Repeat the material verbatim and drop the pictures.

————————

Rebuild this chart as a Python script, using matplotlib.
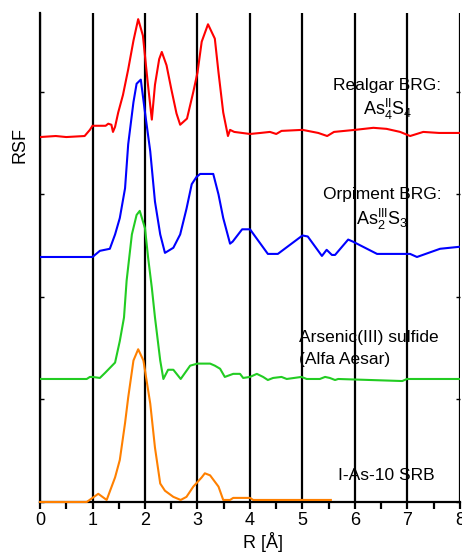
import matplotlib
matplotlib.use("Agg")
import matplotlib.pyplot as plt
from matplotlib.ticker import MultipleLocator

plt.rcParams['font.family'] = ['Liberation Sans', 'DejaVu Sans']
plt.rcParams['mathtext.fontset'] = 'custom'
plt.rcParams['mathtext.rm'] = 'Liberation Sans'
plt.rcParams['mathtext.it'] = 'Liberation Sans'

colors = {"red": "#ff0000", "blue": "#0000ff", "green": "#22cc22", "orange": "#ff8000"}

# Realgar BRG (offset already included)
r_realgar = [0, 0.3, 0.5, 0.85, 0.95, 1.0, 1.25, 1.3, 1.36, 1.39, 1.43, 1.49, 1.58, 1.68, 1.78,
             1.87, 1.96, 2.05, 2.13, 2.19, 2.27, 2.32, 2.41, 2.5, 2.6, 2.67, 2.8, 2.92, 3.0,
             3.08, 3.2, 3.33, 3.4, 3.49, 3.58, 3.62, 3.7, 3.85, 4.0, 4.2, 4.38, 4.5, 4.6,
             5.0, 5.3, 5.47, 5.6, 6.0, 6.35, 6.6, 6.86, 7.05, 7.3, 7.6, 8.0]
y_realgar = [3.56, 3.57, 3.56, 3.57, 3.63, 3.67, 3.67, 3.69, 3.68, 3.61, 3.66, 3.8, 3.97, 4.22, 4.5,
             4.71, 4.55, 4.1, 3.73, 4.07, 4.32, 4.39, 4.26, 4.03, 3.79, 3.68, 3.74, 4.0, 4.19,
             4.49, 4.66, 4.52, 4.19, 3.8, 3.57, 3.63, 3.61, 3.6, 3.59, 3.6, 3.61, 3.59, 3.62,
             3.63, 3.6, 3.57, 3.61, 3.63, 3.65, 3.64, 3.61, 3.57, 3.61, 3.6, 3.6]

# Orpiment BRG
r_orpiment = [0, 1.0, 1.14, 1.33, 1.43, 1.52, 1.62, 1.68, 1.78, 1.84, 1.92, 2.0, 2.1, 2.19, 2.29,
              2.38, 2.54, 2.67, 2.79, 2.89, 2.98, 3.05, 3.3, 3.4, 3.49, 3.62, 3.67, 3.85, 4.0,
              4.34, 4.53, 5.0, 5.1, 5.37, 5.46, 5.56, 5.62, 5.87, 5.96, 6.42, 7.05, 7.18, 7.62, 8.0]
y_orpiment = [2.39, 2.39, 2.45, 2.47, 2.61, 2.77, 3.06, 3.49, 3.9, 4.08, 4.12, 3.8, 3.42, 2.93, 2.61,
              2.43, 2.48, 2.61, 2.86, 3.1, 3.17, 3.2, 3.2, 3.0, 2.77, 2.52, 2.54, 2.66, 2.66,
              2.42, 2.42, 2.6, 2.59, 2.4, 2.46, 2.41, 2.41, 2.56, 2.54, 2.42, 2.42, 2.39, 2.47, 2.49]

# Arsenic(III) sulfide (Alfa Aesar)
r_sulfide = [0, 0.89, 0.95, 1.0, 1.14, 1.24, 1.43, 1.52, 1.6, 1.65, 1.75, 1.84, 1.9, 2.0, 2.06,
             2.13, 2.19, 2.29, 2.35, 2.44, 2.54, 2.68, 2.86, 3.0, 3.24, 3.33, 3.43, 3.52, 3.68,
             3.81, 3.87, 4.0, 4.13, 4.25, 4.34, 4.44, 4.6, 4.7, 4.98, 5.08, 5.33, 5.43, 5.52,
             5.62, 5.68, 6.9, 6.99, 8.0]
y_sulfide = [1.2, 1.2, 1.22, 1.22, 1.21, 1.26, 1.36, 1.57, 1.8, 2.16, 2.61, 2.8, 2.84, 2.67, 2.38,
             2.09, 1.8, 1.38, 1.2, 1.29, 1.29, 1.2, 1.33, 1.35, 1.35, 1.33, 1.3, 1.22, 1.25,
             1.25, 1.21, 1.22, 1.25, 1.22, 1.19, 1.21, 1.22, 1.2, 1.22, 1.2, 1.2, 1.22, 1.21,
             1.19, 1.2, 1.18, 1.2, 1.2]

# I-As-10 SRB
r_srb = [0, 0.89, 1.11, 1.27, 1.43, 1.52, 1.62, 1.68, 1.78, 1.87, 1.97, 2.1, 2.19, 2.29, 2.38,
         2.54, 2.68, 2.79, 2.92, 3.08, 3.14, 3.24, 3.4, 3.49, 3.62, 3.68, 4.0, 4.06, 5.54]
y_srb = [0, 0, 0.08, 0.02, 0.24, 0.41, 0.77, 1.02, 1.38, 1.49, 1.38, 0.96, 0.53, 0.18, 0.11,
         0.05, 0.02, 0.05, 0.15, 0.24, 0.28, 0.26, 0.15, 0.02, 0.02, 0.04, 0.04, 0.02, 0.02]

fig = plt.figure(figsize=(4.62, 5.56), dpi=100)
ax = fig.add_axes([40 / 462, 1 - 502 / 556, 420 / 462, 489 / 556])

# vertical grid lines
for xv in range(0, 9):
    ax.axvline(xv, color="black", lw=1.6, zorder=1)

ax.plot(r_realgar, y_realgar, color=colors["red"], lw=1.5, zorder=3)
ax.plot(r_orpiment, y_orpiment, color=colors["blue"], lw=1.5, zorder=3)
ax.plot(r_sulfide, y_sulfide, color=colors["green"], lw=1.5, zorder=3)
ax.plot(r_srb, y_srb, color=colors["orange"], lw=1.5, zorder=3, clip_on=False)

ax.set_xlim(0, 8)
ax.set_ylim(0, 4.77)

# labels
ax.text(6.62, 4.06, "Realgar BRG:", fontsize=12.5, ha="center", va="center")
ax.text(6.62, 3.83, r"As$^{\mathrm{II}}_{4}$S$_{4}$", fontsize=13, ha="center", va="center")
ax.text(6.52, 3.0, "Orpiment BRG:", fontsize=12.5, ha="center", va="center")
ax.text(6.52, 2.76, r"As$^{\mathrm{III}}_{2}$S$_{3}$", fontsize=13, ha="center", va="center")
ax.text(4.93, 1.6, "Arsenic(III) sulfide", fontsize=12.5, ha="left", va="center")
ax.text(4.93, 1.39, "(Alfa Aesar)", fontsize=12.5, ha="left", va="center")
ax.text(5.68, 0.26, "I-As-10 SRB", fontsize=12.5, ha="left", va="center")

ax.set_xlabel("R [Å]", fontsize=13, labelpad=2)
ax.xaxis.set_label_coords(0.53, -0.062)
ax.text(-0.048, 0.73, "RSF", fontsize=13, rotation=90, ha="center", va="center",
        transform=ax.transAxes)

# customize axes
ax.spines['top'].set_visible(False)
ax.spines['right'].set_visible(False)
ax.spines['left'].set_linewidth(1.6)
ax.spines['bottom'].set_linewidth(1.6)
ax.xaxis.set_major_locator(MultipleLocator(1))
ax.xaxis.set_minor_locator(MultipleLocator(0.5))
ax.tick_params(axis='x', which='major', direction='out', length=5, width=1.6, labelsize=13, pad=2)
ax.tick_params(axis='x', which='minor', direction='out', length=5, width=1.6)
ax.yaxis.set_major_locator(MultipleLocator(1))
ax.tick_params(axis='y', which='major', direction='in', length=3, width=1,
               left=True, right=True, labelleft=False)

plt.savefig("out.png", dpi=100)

————————

§ THE SOLUTION
Rebuild this chart as a Python script, using matplotlib.
import matplotlib
matplotlib.use("Agg")
import matplotlib.pyplot as plt
from matplotlib.ticker import MultipleLocator

plt.rcParams['font.family'] = ['Liberation Sans', 'DejaVu Sans']
plt.rcParams['mathtext.fontset'] = 'custom'
plt.rcParams['mathtext.rm'] = 'Liberation Sans'
plt.rcParams['mathtext.it'] = 'Liberation Sans'

colors = {"red": "#ff0000", "blue": "#0000ff", "green": "#22cc22", "orange": "#ff8000"}

# Realgar BRG (offset already included)
r_realgar = [0, 0.3, 0.5, 0.85, 0.95, 1.0, 1.25, 1.3, 1.36, 1.39, 1.43, 1.49, 1.58, 1.68, 1.78,
             1.87, 1.96, 2.05, 2.13, 2.19, 2.27, 2.32, 2.41, 2.5, 2.6, 2.67, 2.8, 2.92, 3.0,
             3.08, 3.2, 3.33, 3.4, 3.49, 3.58, 3.62, 3.7, 3.85, 4.0, 4.2, 4.38, 4.5, 4.6,
             5.0, 5.3, 5.47, 5.6, 6.0, 6.35, 6.6, 6.86, 7.05, 7.3, 7.6, 8.0]
y_realgar = [3.56, 3.57, 3.56, 3.57, 3.63, 3.67, 3.67, 3.69, 3.68, 3.61, 3.66, 3.8, 3.97, 4.22, 4.5,
             4.71, 4.55, 4.1, 3.73, 4.07, 4.32, 4.39, 4.26, 4.03, 3.79, 3.68, 3.74, 4.0, 4.19,
             4.49, 4.66, 4.52, 4.19, 3.8, 3.57, 3.63, 3.61, 3.6, 3.59, 3.6, 3.61, 3.59, 3.62,
             3.63, 3.6, 3.57, 3.61, 3.63, 3.65, 3.64, 3.61, 3.57, 3.61, 3.6, 3.6]

# Orpiment BRG
r_orpiment = [0, 1.0, 1.14, 1.33, 1.43, 1.52, 1.62, 1.68, 1.78, 1.84, 1.92, 2.0, 2.1, 2.19, 2.29,
              2.38, 2.54, 2.67, 2.79, 2.89, 2.98, 3.05, 3.3, 3.4, 3.49, 3.62, 3.67, 3.85, 4.0,
              4.34, 4.53, 5.0, 5.1, 5.37, 5.46, 5.56, 5.62, 5.87, 5.96, 6.42, 7.05, 7.18, 7.62, 8.0]
y_orpiment = [2.39, 2.39, 2.45, 2.47, 2.61, 2.77, 3.06, 3.49, 3.9, 4.08, 4.12, 3.8, 3.42, 2.93, 2.61,
              2.43, 2.48, 2.61, 2.86, 3.1, 3.17, 3.2, 3.2, 3.0, 2.77, 2.52, 2.54, 2.66, 2.66,
              2.42, 2.42, 2.6, 2.59, 2.4, 2.46, 2.41, 2.41, 2.56, 2.54, 2.42, 2.42, 2.39, 2.47, 2.49]

# Arsenic(III) sulfide (Alfa Aesar)
r_sulfide = [0, 0.89, 0.95, 1.0, 1.14, 1.24, 1.43, 1.52, 1.6, 1.65, 1.75, 1.84, 1.9, 2.0, 2.06,
             2.13, 2.19, 2.29, 2.35, 2.44, 2.54, 2.68, 2.86, 3.0, 3.24, 3.33, 3.43, 3.52, 3.68,
             3.81, 3.87, 4.0, 4.13, 4.25, 4.34, 4.44, 4.6, 4.7, 4.98, 5.08, 5.33, 5.43, 5.52,
             5.62, 5.68, 6.9, 6.99, 8.0]
y_sulfide = [1.2, 1.2, 1.22, 1.22, 1.21, 1.26, 1.36, 1.57, 1.8, 2.16, 2.61, 2.8, 2.84, 2.67, 2.38,
             2.09, 1.8, 1.38, 1.2, 1.29, 1.29, 1.2, 1.33, 1.35, 1.35, 1.33, 1.3, 1.22, 1.25,
             1.25, 1.21, 1.22, 1.25, 1.22, 1.19, 1.21, 1.22, 1.2, 1.22, 1.2, 1.2, 1.22, 1.21,
             1.19, 1.2, 1.18, 1.2, 1.2]

# I-As-10 SRB
r_srb = [0, 0.89, 1.11, 1.27, 1.43, 1.52, 1.62, 1.68, 1.78, 1.87, 1.97, 2.1, 2.19, 2.29, 2.38,
         2.54, 2.68, 2.79, 2.92, 3.08, 3.14, 3.24, 3.4, 3.49, 3.62, 3.68, 4.0, 4.06, 5.54]
y_srb = [0, 0, 0.08, 0.02, 0.24, 0.41, 0.77, 1.02, 1.38, 1.49, 1.38, 0.96, 0.53, 0.18, 0.11,
         0.05, 0.02, 0.05, 0.15, 0.24, 0.28, 0.26, 0.15, 0.02, 0.02, 0.04, 0.04, 0.02, 0.02]

fig = plt.figure(figsize=(4.62, 5.56), dpi=100)
ax = fig.add_axes([40 / 462, 1 - 502 / 556, 420 / 462, 489 / 556])

# vertical grid lines
for xv in range(0, 9):
    ax.axvline(xv, color="black", lw=1.6, zorder=1)

ax.plot(r_realgar, y_realgar, color=colors["red"], lw=1.5, zorder=3)
ax.plot(r_orpiment, y_orpiment, color=colors["blue"], lw=1.5, zorder=3)
ax.plot(r_sulfide, y_sulfide, color=colors["green"], lw=1.5, zorder=3)
ax.plot(r_srb, y_srb, color=colors["orange"], lw=1.5, zorder=3, clip_on=False)

ax.set_xlim(0, 8)
ax.set_ylim(0, 4.77)

# labels
ax.text(6.62, 4.06, "Realgar BRG:", fontsize=12.5, ha="center", va="center")
ax.text(6.62, 3.83, r"As$^{\mathrm{II}}_{4}$S$_{4}$", fontsize=13, ha="center", va="center")
ax.text(6.52, 3.0, "Orpiment BRG:", fontsize=12.5, ha="center", va="center")
ax.text(6.52, 2.76, r"As$^{\mathrm{III}}_{2}$S$_{3}$", fontsize=13, ha="center", va="center")
ax.text(4.93, 1.6, "Arsenic(III) sulfide", fontsize=12.5, ha="left", va="center")
ax.text(4.93, 1.39, "(Alfa Aesar)", fontsize=12.5, ha="left", va="center")
ax.text(5.68, 0.26, "I-As-10 SRB", fontsize=12.5, ha="left", va="center")

ax.set_xlabel("R [Å]", fontsize=13, labelpad=2)
ax.xaxis.set_label_coords(0.53, -0.062)
ax.text(-0.048, 0.73, "RSF", fontsize=13, rotation=90, ha="center", va="center",
        transform=ax.transAxes)

# customize axes
ax.spines['top'].set_visible(False)
ax.spines['right'].set_visible(False)
ax.spines['left'].set_linewidth(1.6)
ax.spines['bottom'].set_linewidth(1.6)
ax.xaxis.set_major_locator(MultipleLocator(1))
ax.xaxis.set_minor_locator(MultipleLocator(0.5))
ax.tick_params(axis='x', which='major', direction='out', length=5, width=1.6, labelsize=13, pad=2)
ax.tick_params(axis='x', which='minor', direction='out', length=5, width=1.6)
ax.yaxis.set_major_locator(MultipleLocator(1))
ax.tick_params(axis='y', which='major', direction='in', length=3, width=1,
               left=True, right=True, labelleft=False)

plt.savefig("out.png", dpi=100)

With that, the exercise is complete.